訓練によって日常生活の動作を獲得し、自立して生活できるようになれば、退院が近づきます。
具体的な退院日は、主治医が判断することになります。
ただ状態によっては、退院後も外来等でリハビリを継続することがあります。
回復期リハビリテーション病棟・病院にかかる費用
では、回復期リハビリテーション病棟に入院した際の費用について、ご説明します。
入院にかかる費用は、医療費、居住費、室料差額などで決まります。
また健康保険を用いて支払いをするのか、自費でリハビリを受けるのかでも、費用に違いが生じます。
一般的には健康保険を利用しますが、その場合は、年齢、収入などに応じて負担する額の割合や月当たりの負担額の上限が定められています。例えば、75歳以上であれば、通常は後期高齢者として1割負担となりますが、75歳以上でも現役並みの所得があれば、負担は3割となります。
しかし、高額医療費制度を利用すると、自己負担額に上限が設けられ、実際に支払う額は抑えられます。
なお病院側のリハビリテーションを提供できる体制によって、リハビリテーション料にも違いがあります。
十分な医師や理学療法士・作業療法士が在籍していると、それだけ密にリハビリを受けることができますので、リハビリテーション料は高くなります。
これらの情報をもとに、少し実例をご紹介します。
回復期病棟では、通常一日に数時間程度のリハビリが必要になりますが、これはリハビリ単位にすると6〜9単位に相当します。
リハビリを提供する体制が中程度であるリハビリテーション料(Ⅱ)であれば、1単位当たり2,000円になるので、6〜9単位であれば1日のリハビリの料金は12,000〜18,000円になります。
これを3ヶ月(90日)続けた場合、総額は108万から162万円になります。
もし75歳以上の方がこのようなリハビリを受けた場合、総額の1割が本人の負担額になりますので、窓口での負担は総額で10.8万円〜16.2万円となります。
ただし75歳以上でも現役並みの収入があれば、負担額は3割になり、32.4万円〜48.6万円の支払いとなります。

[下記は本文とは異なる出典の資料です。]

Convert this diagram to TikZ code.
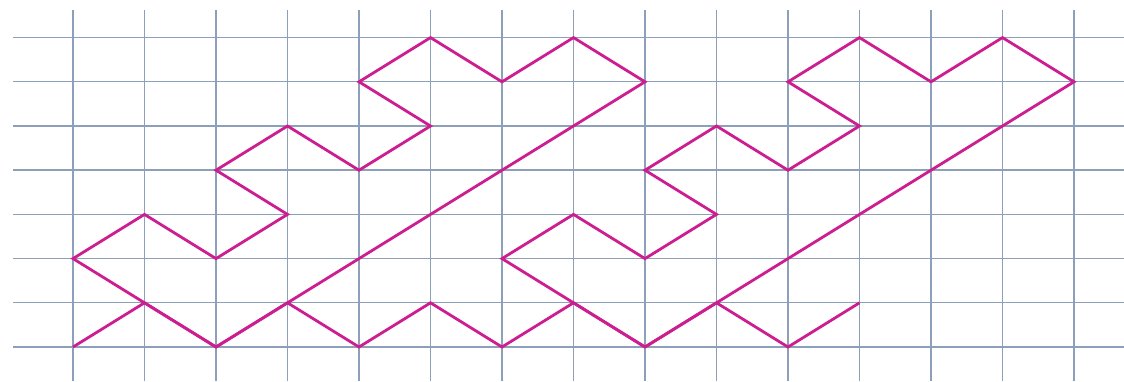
\documentclass[tikz,border=0pt]{standalone}
\begin{document}
\begin{tikzpicture}[x=0.5pt,y=-0.5pt,
  gridline/.style={draw={rgb,255:red,140;green,160;blue,185}, line width=0.75pt},
  figline/.style={draw={rgb,255:red,205;green,30;blue,145}, line width=1.4pt, line join=miter}]
\useasboundingbox[fill=white] (0,0) rectangle (1124,381);
% horizontal grid lines
\foreach \k in {0,...,7}{
  \draw[gridline] (13,{37.5+44.2*\k}) -- (1124,{37.5+44.2*\k});
}
% vertical grid lines
\foreach \i in {0,...,14}{
  \draw[gridline] ({73+71.5*\i},10) -- ({73+71.5*\i},381);
}
\begin{scope}[shift={(36.5pt,-173.5pt)}, x=35.75pt, y=22.1pt]
  \draw[figline] (0,0)--(1,1)--(2,0)--(3,1)--(4,0)--(5,1)--(6,0)--(7,1)--(8,0)--(9,1)--(10,0)--(11,1);
  \draw[figline] (2,0)--(8,6)--(7,7)--(6,6)--(5,7)--(4,6)--(5,5)--(4,4)--(3,5)--(2,4)--(3,3)--(2,2)--(1,3)--(0,2)--(2,0);
  \draw[figline] (8,0)--(14,6)--(13,7)--(12,6)--(11,7)--(10,6)--(11,5)--(10,4)--(9,5)--(8,4)--(9,3)--(8,2)--(7,3)--(6,2)--(8,0);
\end{scope}
\end{tikzpicture}
\end{document}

このほかにも居住費、食事負担額などが所得や年齢に応じて定められています。
また保険適応外の費用として個室利用料、病衣レンタル料なども必要に応じて支払うことになります。
実際の費用は必要とするリハビリ等によって差がありますが、後期高齢者であり、現役並みの収入がある場合は収入額に応じて15〜30万円程度、低所得であれば5万円程度が月当たりの費用となります。
しかし高額医療費を申請すると、自己負担の上限額に応じて差額が支給されます。
また上限額に達する回数が12ヶ月以内で3回以上ある場合、多数回該当としてさらに上限額が下がります。
さらには同一世帯で同じ健康保険に加入されている場合、世帯合算という制度もありますので、より負担が軽減されます。
まとめ
リハビリテーションのために入院する際に必要となる費用についてご説明しました。
特に高額医療費等の支給を受ける場合は、地域の役所や入院した施設のソーシャルワーカーに確認しておくことをお勧めいたします。
少しでも負担を軽くするため、このような制度の活用をご検討ください。
よくあるご質問
リハビリ病院いつまでいれる?
復期リハビリテーション病棟は脳血管障害、脊髄損傷の場合は150日(高次脳機能障害を伴う脳血管障害や重症脊髄損傷の場合は180日)、大腿骨や骨盤などの骨折後は最大90日の入院が可能です。リハビリ病院でも一般病床に入院する場合はこの上限はなくなります。